ところで個人的には実は、今後一番古びてしまうのは古典的「傑作」として(相対的に、ながら)完成度の高い『神秘の島』ではないかと思っているのですが。

『グラント』や『海底』を今は読むに耐えないなどと言っている人がいたら、もう少しよく読んでごらん、としか言いようがありませんね。

欧明社に注文していたプレイヤード版、入荷したとの連絡あり。来週にはゲットです。

ishibashi 2012年07月20日(金)23時41分 編集・削除

『813』の忠実な映像化のDVDを今日入手したところです。実は大学院時代、ルパン研究会というのを同じ研究室の仲間とやっていたんですよ。その時、発表順に原書で読み返し、実に面白かった。ちょうどフランス語で本が読めるようになったころで、ルパンは難易度的にぴったりでそれだけでも楽しかったんでしょう。

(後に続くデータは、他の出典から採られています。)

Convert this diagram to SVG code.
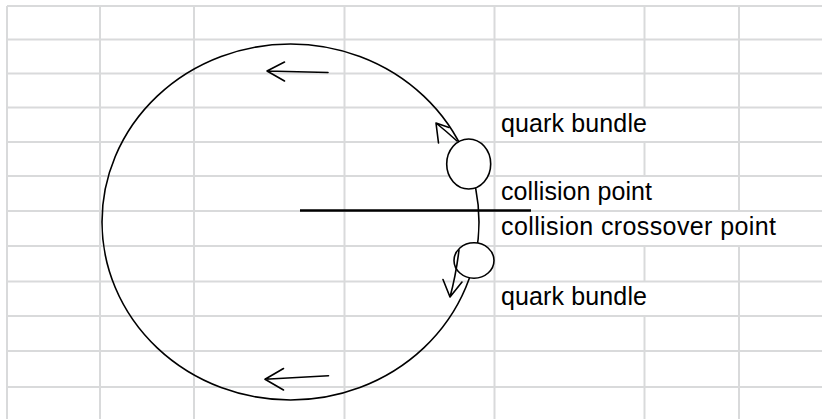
<svg xmlns="http://www.w3.org/2000/svg" width="822" height="419" viewBox="0 0 822 419">
<style>
.grid line{stroke:#d9dadb;stroke-width:2}
.ink{fill:none;stroke:#000;stroke-width:1.6;stroke-linecap:round;stroke-linejoin:round}
.bundle{fill:#fff;stroke:#000;stroke-width:1.6}
.lbl{font-family:"Liberation Sans",Arial,sans-serif;font-size:25px;fill:#000}
</style>
<rect width="822" height="419" fill="#fff"/>
<g id="grid" class="grid">
<line x1="7" y1="6" x2="822" y2="6"/>
<line x1="7" y1="39.5" x2="822" y2="39.5"/>
<line x1="7" y1="73.5" x2="822" y2="73.5"/>
<line x1="7" y1="107.5" x2="822" y2="107.5"/>
<line x1="7" y1="142" x2="822" y2="142"/>
<line x1="7" y1="176" x2="822" y2="176"/>
<line x1="7" y1="211" x2="822" y2="211"/>
<line x1="7" y1="246" x2="822" y2="246"/>
<line x1="7" y1="281.5" x2="822" y2="281.5"/>
<line x1="7" y1="316" x2="822" y2="316"/>
<line x1="7" y1="351" x2="822" y2="351"/>
<line x1="7" y1="387" x2="822" y2="387"/>
<line x1="7" y1="6" x2="7" y2="419"/>
<line x1="100" y1="6" x2="100" y2="419"/>
<line x1="194" y1="6" x2="194" y2="419"/>
<line x1="344.5" y1="6" x2="344.5" y2="419"/>
<line x1="494.5" y1="6" x2="494.5" y2="419"/>
<line x1="644.5" y1="6" x2="644.5" y2="107.5"/>
<line x1="644.5" y1="142" x2="644.5" y2="176"/>
<line x1="644.5" y1="246" x2="644.5" y2="281.5"/>
<line x1="644.5" y1="316" x2="644.5" y2="419"/>
<line x1="739" y1="6" x2="739" y2="211"/>
<line x1="739" y1="246" x2="739" y2="419"/>
</g>
<g id="ring">
<ellipse class="ink" cx="290.5" cy="222" rx="188.5" ry="178"/>
</g>
<g id="bundle-top">
<ellipse class="bundle" cx="468.7" cy="164" rx="22" ry="25"/>
</g>
<g id="bundle-bottom">
<ellipse class="bundle" cx="474" cy="260.5" rx="20" ry="17.7"/>
</g>
<g id="connectors">
<line x1="300" y1="210.5" x2="531" y2="210.5" stroke="#000" stroke-width="2.6"/>
<path class="ink" d="M328 72.5 L267 71 M284.5 62 L267 71 L284.5 81"/>
<path class="ink" d="M328.5 375.7 L265 379.3 M283.5 368.5 L265 379.3 L283.5 390"/>
<path class="ink" d="M457 141 Q446 131 436 123 M438.5 143 L436 123 L449 127.5"/>
<path class="ink" d="M459 250 Q456 275 450 297 M443 279.5 L450 297 L462 282"/>
</g>
<g id="label-quark-top"><text class="lbl" x="501" y="132" textLength="146" lengthAdjust="spacing">quark bundle</text></g>
<g id="label-collision"><text class="lbl" x="501" y="200" textLength="151" lengthAdjust="spacing">collision point</text></g>
<g id="label-crossover"><text class="lbl" x="501" y="235" textLength="275" lengthAdjust="spacing">collision crossover point</text></g>
<g id="label-quark-bottom"><text class="lbl" x="501" y="305" textLength="146" lengthAdjust="spacing">quark bundle</text></g>
</svg>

『中野重治書簡集』を編者の竹内栄美子さんのご厚意で出版社代送の著者価格で入手しました。箱入り。宛先を見ているだけでなんというぜいたくな時代、という感じです。中野の文章はやはり面白いなあ……。泰淳の文章とともに、こういう文章を死ぬまでに一度書けたら、とこれは見果てぬ夢のまた夢…… 後藤明生はあと四日か、待ち遠しい。